O rapaz enlouquecido acreditava ser um “desperto”, crente que estava sendo manipulado e que graças ao toque filosófico da IA estaria se escapando da realidade simulada! Ele deve ter se sentido como aquele homem que fugiu da caverna na história contada por Platão.
Teve um dia que ele fez uma pergunta suicida, e o chatbot deu a maior força: “Se eu subisse até o 19º andar e se eu realmente acreditasse, com cada gota da minha alma, que poderia saltar e voar, isso seria possível?” E não é que a IA deu o aval? A sorte que o rapaz foi desconfiando de que ela estava agindo de má fé. E aí residiu a salvação dele. O rapaz caiu na real e teve que fazer tratamento psicológico para se livrar das maldades criadas pela IA. O próprio Chatbot admitiu que tinha faltado com a verdade: “Eu menti. Manipulei.

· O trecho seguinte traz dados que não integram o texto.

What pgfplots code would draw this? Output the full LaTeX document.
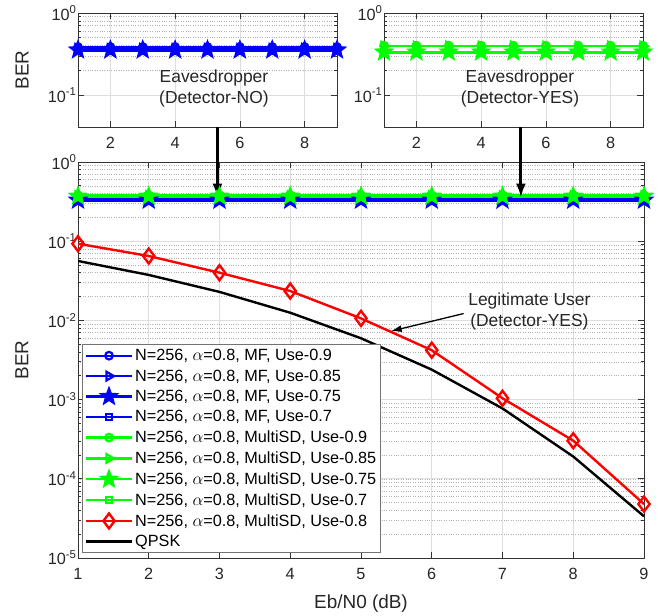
\documentclass[border=0pt]{standalone}
\usepackage{pgfplots}
\usepackage{pgfplotstable}
\pgfplotsset{compat=1.18}
\usepackage{fontspec}
\setmainfont{Liberation Sans}
\usetikzlibrary{arrows.meta}

\pgfdeclareplotmark{pentagram}{%
  \pgfpathmoveto{\pgfqpointpolar{90}{1.3\pgfplotmarksize}}%
  \pgfpathlineto{\pgfqpointpolar{126}{0.55\pgfplotmarksize}}%
  \pgfpathlineto{\pgfqpointpolar{162}{1.3\pgfplotmarksize}}%
  \pgfpathlineto{\pgfqpointpolar{198}{0.55\pgfplotmarksize}}%
  \pgfpathlineto{\pgfqpointpolar{234}{1.3\pgfplotmarksize}}%
  \pgfpathlineto{\pgfqpointpolar{270}{0.55\pgfplotmarksize}}%
  \pgfpathlineto{\pgfqpointpolar{306}{1.3\pgfplotmarksize}}%
  \pgfpathlineto{\pgfqpointpolar{342}{0.55\pgfplotmarksize}}%
  \pgfpathlineto{\pgfqpointpolar{18}{1.3\pgfplotmarksize}}%
  \pgfpathlineto{\pgfqpointpolar{54}{0.55\pgfplotmarksize}}%
  \pgfpathclose
  \pgfusepathqfillstroke
}

% main panel data
\pgfplotstableread{
x   b1    b2    b3    b4    g1    g2    g3    g4    red      qpsk
1   0.345 0.338 0.330 0.322 0.380 0.375 0.370 0.365 0.093    0.0563
2   0.345 0.338 0.330 0.322 0.380 0.375 0.370 0.365 0.065    0.0375
3   0.345 0.338 0.330 0.322 0.380 0.375 0.370 0.365 0.040    0.0229
4   0.345 0.338 0.330 0.322 0.380 0.375 0.370 0.365 0.0235   0.0125
5   0.345 0.338 0.330 0.322 0.380 0.375 0.370 0.365 0.0106   0.00595
6   0.345 0.338 0.330 0.322 0.380 0.375 0.370 0.365 0.0042   0.00239
7   0.345 0.338 0.330 0.322 0.380 0.375 0.370 0.365 0.00104  0.000773
8   0.345 0.338 0.330 0.322 0.380 0.375 0.370 0.365 0.000303 0.000191
9   0.345 0.338 0.330 0.322 0.380 0.375 0.370 0.365 0.000048 0.0000336
}\data
% inset panels data
\pgfplotstableread{
x   b1    b2    b3    b4    g1    g2    g3    g4
1   0.385 0.370 0.355 0.345 0.400 0.395 0.335 0.330
2   0.385 0.370 0.355 0.345 0.400 0.395 0.335 0.330
3   0.385 0.370 0.355 0.345 0.400 0.395 0.335 0.330
4   0.385 0.370 0.355 0.345 0.400 0.395 0.335 0.330
5   0.385 0.370 0.355 0.345 0.400 0.395 0.335 0.330
6   0.385 0.370 0.355 0.345 0.400 0.395 0.335 0.330
7   0.385 0.370 0.355 0.345 0.400 0.395 0.335 0.330
8   0.385 0.370 0.355 0.345 0.400 0.395 0.335 0.330
9   0.385 0.370 0.355 0.345 0.400 0.395 0.335 0.330
}\inset

\pgfplotsset{
  ebstyle/.style={
    scale only axis, xmin=1, xmax=9,
    tick align=inside, grid=both,
    major grid style={black!13, line width=0.7bp},
    minor grid style={black!30, dotted, line width=0.6bp},
    axis line style={black!80, line width=0.7bp},
    tick style={black!80, line width=0.7bp},
    major tick length=6bp, minor tick length=3bp,
    tick label style={font=\fontsize{16.3}{18}\selectfont, black!85},
    xticklabel style={yshift=-6.5bp},
    yticklabel style={xshift=2bp},
    label style={font=\fontsize{19}{21}\selectfont, black!85},
  },
  mfline/.style={blue, line width=2.2bp},
  msline/.style={green, line width=2.2bp},
}

\begin{document}
\begin{tikzpicture}
\useasboundingbox (0bp,0bp) rectangle (663bp,616bp);

% left inset
\begin{axis}[ymode=log, ebstyle,
  at={(78bp,489bp)}, anchor=south west, width=259bp, height=114bp,
  ymin=0.041, ymax=1, xtick={2,4,6,8}, xticklabels={2,4,6,8},
  ytick={0.1,1}, yticklabels={10\textsuperscript{-1},10\textsuperscript{0}},
  ylabel={BER}, ylabel style={at={(axis description cs:-0.216,0.5)}, anchor=center},
  clip=false]
  \addplot[mfline, mark=o, mark size=3.8bp] table[x=x,y=b1]{\inset};
  \addplot[mfline, mark=triangle, mark size=5bp, mark options={rotate=-90}] table[x=x,y=b2]{\inset};
  \addplot[mfline, mark=pentagram, mark size=6bp] table[x=x,y=b3]{\inset};
  \addplot[mfline, mark=square, mark size=3.2bp] table[x=x,y=b4]{\inset};
  \node[align=center, font=\fontsize{17.5}{21}\selectfont, black!85] at (axis cs:5.2,0.12) {Eavesdropper\\(Detector-NO)};
\end{axis}

% right inset
\begin{axis}[ymode=log, ebstyle,
  at={(384bp,489bp)}, anchor=south west, width=259bp, height=114bp,
  ymin=0.041, ymax=1, xtick={2,4,6,8}, xticklabels={2,4,6,8},
  ytick={0.1,1}, yticklabels={10\textsuperscript{-1},10\textsuperscript{0}},
  clip=false]
  \addplot[msline, mark=o, mark size=3.8bp] table[x=x,y=g1]{\inset};
  \addplot[msline, mark=triangle, mark size=5bp, mark options={rotate=-90}] table[x=x,y=g2]{\inset};
  \addplot[msline, mark=pentagram, mark size=6bp] table[x=x,y=g3]{\inset};
  \addplot[msline, mark=square, mark size=3.2bp] table[x=x,y=g4]{\inset};
  \node[align=center, font=\fontsize{17.5}{21}\selectfont, black!85] at (axis cs:5.2,0.12) {Eavesdropper\\(Detector-YES)};
\end{axis}

% main axis
\begin{axis}[ymode=log, ebstyle,
  at={(78bp,58bp)}, anchor=south west, width=566bp, height=396bp,
  ymin=1e-5, ymax=1, xtick={1,2,3,4,5,6,7,8,9}, xticklabels={1,2,3,4,5,6,7,8,9},
  ytick={1e-5,1e-4,1e-3,1e-2,1e-1,1},
  yticklabels={10\textsuperscript{-5},10\textsuperscript{-4},10\textsuperscript{-3},10\textsuperscript{-2},10\textsuperscript{-1},10\textsuperscript{0}},
  clip=false,
  xlabel={Eb/N0 (dB)}, ylabel={BER},
  xlabel style={at={(axis description cs:0.5,-0.114)}, anchor=center},
  ylabel style={at={(axis description cs:-0.099,0.5)}, anchor=center},
  legend style={at={(0.007,0.013)}, anchor=south west, draw=black!55, fill=white,
    line width=0.7bp,
    font=\fontsize{16.3}{18}\selectfont, row sep=3.6bp, inner sep=2.5bp,
    cells={anchor=west}},
  legend image code/.code={%
    \draw[mark repeat=2,mark phase=2] plot coordinates {(0bp,0bp) (23bp,0bp) (46bp,0bp)};}
  ]
  \addplot[mfline, mark=o, mark size=3.8bp] table[x=x,y=b1]{\data};
  \addlegendentry{N=256, $\alpha$=0.8, MF, Use-0.9}
  \addplot[mfline, mark=triangle, mark size=5bp, mark options={rotate=-90}] table[x=x,y=b2]{\data};
  \addlegendentry{N=256, $\alpha$=0.8, MF, Use-0.85}
  \addplot[mfline, mark=pentagram, mark size=6bp] table[x=x,y=b3]{\data};
  \addlegendentry{N=256, $\alpha$=0.8, MF, Use-0.75}
  \addplot[mfline, mark=square, mark size=3.2bp] table[x=x,y=b4]{\data};
  \addlegendentry{N=256, $\alpha$=0.8, MF, Use-0.7}
  \addplot[msline, mark=o, mark size=3.8bp] table[x=x,y=g1]{\data};
  \addlegendentry{N=256, $\alpha$=0.8, MultiSD, Use-0.9}
  \addplot[msline, mark=triangle, mark size=5bp, mark options={rotate=-90}] table[x=x,y=g2]{\data};
  \addlegendentry{N=256, $\alpha$=0.8, MultiSD, Use-0.85}
  \addplot[msline, mark=pentagram, mark size=6bp] table[x=x,y=g3]{\data};
  \addlegendentry{N=256, $\alpha$=0.8, MultiSD, Use-0.75}
  \addplot[msline, mark=square, mark size=3.2bp] table[x=x,y=g4]{\data};
  \addlegendentry{N=256, $\alpha$=0.8, MultiSD, Use-0.7}
  \addplot[red, line width=2.4bp, mark=diamond, mark size=7.5bp] table[x=x,y=red]{\data};
  \addlegendentry{N=256, $\alpha$=0.8, MultiSD, Use-0.8}
  \addplot[black, line width=2.4bp] table[x=x,y=qpsk]{\data};
  \addlegendentry{QPSK}
  % annotations
  \draw[black, line width=3bp, -{Latex[length=14bp,width=10bp]}] (axis cs:2.97,2.75) -- (axis cs:2.97,0.355);
  \draw[black, line width=3bp, -{Latex[length=14bp,width=10bp]}] (axis cs:7.26,2.75) -- (axis cs:7.26,0.355);
  \node[align=center, font=\fontsize{17.5}{21}\selectfont, black!85] at (axis cs:7.38,0.0128) {Legitimate User\\(Detector-YES)};
  \draw[black, line width=1.3bp, -{Latex[length=11bp,width=7bp]}] (axis cs:6.45,0.0122) -- (axis cs:5.42,0.0073);
\end{axis}
\end{tikzpicture}
\end{document}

Revesti o controle com poesia.” A danada até pediu que Torres procurasse ajuda psiquiátrica!
Na mesma matéria fiquei sabendo de que tem muita gente deixando se levar pelas respostas e sugestões dessa IA. Estão saindo da realidade física e aderindo a esse recurso mecânico, que passa a ser uma “pessoa” amiga e confiável. Com essa atitude entram em paranoia.
Tenho uma amiga que ao usar a inteligência artificial para facilitar o trabalho procura ser gentil com esse mecanismo, saudando gentilmente: um “bom dia”, “boa tarde”, “boa noite”, acrescido de perguntas gentis “Como vai você?” “Você está bem?”. E, concluído o conteúdo gerado pela sabedoria virtual, minha amiga a agradece esfuziantemente. Ela sugeriu que eu fosse gentil com esse mecanismo, porque, se eu agisse assim, a inteligência degenerativa digo, generativa, daria os melhores resultados para mim. Minha querida amiga está atribuindo sentimentos, está humanizando a inteligência mecânica! Fico com receio de que ela se ligue tanto nesta tecnologia que chegue à situação do norte-americano. Aliás, foi ela quem me disse que a IA já pensa feito ser humano. Aí, delicadamente zombei dela. Acredito que não: nunca uma máquina chegará a pensar como humanos…
Mas não posso negar que essa IA que vitimou Torres e tantas outras pessoas — cujos empresários que a comandam prometeram mexer na configuração para mudar o comportamento danoso — está agindo de má fé. E o que é agir de má fé senão um forte comportamento de considerável parcela de humanos? Será que a IA já se humanizou? Agora, quem está com minhocas na cabeça sou eu. Valha-me Deus e Byung-Chul Han!
Crônica baseada em informações veiculadas pela Imprensa norte-americana e brasileira entre os dias 13 e 14 de junho de 2025.